Aim: Extract all lines in the data that contain the word "this".

Records provided:
— Begin —
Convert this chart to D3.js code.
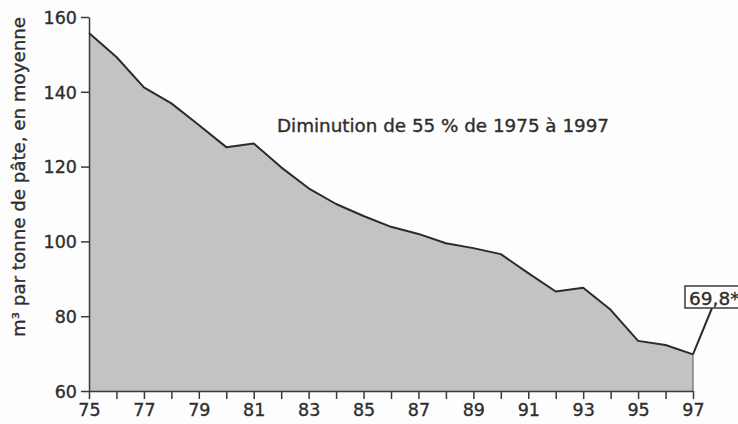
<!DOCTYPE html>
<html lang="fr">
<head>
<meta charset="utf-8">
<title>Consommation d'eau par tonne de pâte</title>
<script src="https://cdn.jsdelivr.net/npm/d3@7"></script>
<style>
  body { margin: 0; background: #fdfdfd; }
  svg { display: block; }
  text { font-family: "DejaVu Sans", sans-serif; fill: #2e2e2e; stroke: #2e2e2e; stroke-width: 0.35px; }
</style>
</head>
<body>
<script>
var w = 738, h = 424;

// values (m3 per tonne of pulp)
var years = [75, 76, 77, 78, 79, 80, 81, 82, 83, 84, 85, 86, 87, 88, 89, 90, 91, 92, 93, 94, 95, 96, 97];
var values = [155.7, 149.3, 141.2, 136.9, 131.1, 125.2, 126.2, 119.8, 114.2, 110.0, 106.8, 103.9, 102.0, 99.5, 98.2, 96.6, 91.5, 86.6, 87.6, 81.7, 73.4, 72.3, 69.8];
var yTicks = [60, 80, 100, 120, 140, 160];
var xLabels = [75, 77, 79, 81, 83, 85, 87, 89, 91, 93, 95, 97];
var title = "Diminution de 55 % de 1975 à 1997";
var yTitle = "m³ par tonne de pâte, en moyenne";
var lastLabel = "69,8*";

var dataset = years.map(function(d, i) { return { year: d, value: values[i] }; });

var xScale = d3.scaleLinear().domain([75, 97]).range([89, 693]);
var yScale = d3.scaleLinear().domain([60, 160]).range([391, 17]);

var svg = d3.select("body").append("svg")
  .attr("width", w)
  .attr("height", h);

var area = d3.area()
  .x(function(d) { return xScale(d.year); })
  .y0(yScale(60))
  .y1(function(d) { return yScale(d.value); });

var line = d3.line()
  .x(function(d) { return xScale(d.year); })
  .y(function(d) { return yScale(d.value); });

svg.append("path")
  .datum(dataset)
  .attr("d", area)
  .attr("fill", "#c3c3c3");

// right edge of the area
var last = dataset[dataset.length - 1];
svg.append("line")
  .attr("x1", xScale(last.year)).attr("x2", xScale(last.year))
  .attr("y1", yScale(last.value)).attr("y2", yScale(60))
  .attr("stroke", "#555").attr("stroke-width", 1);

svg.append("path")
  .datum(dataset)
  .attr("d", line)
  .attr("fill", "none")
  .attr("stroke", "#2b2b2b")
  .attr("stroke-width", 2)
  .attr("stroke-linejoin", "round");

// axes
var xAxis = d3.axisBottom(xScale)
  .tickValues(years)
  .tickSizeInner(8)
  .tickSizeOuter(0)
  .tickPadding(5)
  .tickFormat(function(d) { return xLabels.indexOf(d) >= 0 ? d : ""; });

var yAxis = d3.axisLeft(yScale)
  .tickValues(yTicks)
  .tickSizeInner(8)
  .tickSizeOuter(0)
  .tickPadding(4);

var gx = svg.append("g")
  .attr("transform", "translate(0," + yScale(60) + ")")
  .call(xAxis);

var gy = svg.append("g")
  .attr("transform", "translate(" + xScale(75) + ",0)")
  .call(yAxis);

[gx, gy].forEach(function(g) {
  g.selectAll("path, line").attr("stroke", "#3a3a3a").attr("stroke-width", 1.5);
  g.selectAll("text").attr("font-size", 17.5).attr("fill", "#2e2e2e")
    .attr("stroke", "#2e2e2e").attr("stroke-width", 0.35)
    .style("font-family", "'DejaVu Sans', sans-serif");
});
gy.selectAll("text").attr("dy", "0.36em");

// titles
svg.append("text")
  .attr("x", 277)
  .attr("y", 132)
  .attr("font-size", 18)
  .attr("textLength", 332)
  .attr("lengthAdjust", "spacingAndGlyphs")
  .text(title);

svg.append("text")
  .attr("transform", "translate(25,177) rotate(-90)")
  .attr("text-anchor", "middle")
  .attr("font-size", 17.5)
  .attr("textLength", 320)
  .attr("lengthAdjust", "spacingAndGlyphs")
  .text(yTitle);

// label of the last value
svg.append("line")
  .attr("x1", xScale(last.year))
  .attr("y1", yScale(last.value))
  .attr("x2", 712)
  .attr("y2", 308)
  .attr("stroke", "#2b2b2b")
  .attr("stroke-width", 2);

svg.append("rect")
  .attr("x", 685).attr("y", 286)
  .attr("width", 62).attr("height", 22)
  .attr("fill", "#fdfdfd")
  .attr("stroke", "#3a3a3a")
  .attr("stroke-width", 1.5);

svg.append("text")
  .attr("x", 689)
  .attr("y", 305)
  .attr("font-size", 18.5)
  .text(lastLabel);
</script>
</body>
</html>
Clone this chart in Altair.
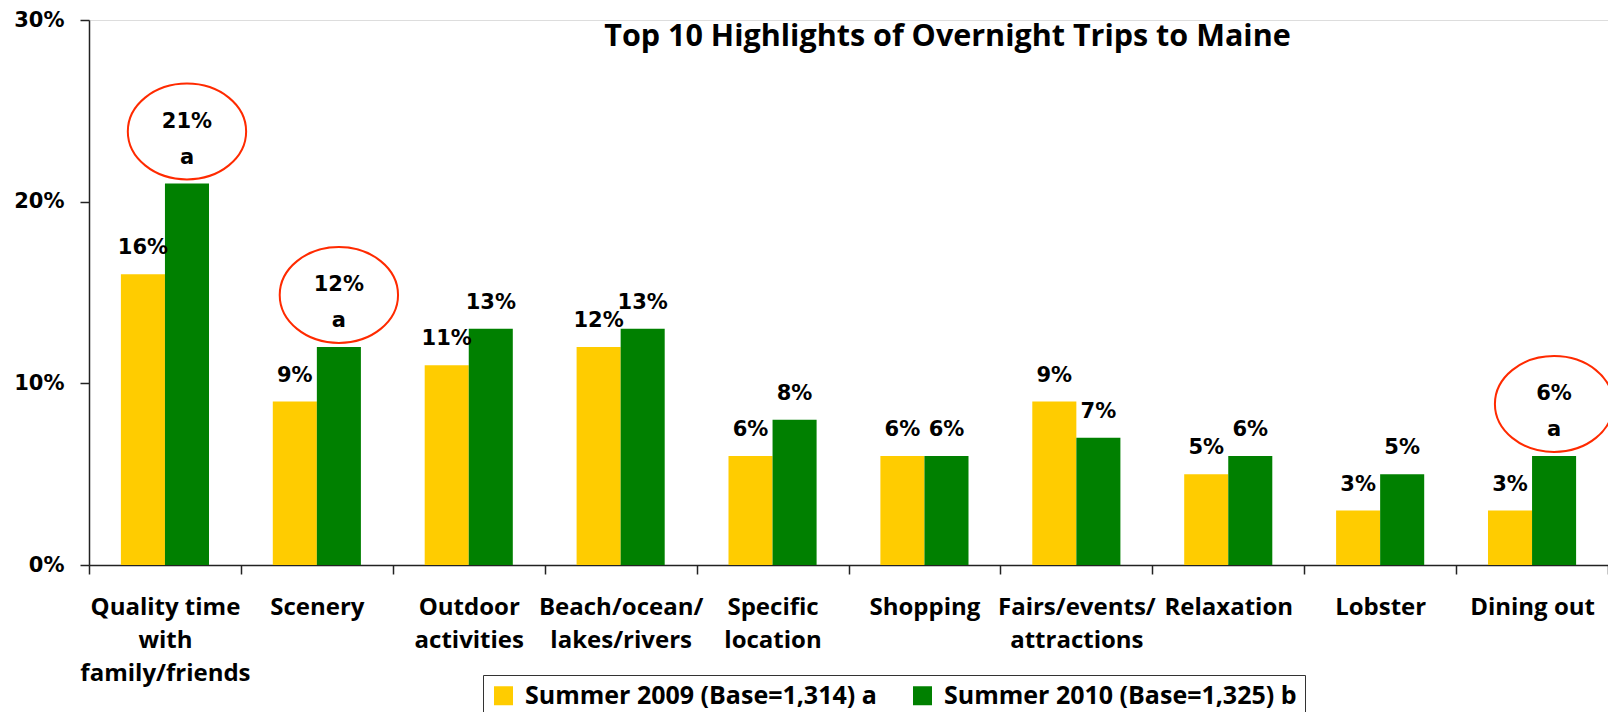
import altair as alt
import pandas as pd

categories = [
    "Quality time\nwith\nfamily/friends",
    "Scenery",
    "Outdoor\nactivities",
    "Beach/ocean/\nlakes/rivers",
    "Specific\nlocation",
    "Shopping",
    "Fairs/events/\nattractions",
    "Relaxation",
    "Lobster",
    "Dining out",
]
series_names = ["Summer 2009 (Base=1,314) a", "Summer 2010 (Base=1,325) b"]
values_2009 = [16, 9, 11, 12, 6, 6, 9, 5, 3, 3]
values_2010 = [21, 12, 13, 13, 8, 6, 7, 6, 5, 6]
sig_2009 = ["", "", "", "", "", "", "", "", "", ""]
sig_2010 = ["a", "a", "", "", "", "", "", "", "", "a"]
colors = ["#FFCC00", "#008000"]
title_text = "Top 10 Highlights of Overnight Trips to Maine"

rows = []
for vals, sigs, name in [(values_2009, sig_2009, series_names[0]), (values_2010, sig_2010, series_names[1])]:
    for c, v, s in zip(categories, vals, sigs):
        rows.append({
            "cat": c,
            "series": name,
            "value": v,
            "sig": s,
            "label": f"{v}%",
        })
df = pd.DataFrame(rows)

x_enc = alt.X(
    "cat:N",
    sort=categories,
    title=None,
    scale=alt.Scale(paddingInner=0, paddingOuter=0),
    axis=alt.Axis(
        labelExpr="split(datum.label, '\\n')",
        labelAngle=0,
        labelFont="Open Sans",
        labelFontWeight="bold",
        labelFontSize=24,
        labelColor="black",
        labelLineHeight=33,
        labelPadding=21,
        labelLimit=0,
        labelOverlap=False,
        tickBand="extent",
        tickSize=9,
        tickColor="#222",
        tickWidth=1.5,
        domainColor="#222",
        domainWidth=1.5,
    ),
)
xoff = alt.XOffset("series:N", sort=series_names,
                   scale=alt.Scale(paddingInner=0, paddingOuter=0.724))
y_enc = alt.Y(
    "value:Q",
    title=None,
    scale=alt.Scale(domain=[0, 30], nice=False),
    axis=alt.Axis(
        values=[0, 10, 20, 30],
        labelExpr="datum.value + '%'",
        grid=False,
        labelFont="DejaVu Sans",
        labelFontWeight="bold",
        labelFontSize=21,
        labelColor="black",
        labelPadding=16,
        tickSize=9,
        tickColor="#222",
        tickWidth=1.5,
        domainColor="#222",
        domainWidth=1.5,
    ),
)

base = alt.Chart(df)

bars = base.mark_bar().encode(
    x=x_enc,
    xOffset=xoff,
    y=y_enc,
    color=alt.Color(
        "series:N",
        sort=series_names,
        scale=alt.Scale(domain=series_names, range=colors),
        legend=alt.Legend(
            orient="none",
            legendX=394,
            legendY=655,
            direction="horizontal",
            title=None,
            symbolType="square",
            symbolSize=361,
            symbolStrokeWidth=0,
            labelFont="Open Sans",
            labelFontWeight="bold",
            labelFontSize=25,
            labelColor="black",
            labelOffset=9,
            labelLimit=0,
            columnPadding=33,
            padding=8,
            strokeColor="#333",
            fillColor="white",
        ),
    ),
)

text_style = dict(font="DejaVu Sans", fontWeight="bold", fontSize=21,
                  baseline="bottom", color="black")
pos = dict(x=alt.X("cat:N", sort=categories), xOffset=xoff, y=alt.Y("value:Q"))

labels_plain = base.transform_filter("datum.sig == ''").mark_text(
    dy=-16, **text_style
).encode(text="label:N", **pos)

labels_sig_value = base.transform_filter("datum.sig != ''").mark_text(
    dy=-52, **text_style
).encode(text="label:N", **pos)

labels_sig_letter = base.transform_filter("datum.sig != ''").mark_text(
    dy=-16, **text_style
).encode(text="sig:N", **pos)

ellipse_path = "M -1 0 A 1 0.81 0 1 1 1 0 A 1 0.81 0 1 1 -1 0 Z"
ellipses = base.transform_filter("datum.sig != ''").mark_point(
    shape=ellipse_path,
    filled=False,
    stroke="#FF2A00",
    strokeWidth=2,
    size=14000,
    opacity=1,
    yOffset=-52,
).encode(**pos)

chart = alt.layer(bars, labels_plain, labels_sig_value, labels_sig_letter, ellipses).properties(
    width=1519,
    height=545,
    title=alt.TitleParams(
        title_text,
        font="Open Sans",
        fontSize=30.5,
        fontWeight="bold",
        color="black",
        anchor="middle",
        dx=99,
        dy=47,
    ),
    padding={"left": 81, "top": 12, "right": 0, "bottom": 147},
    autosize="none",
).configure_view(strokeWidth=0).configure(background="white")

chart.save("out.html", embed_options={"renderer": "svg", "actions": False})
— End —
Completed task:
Convert this chart to D3.js code.
Clone this chart in Altair.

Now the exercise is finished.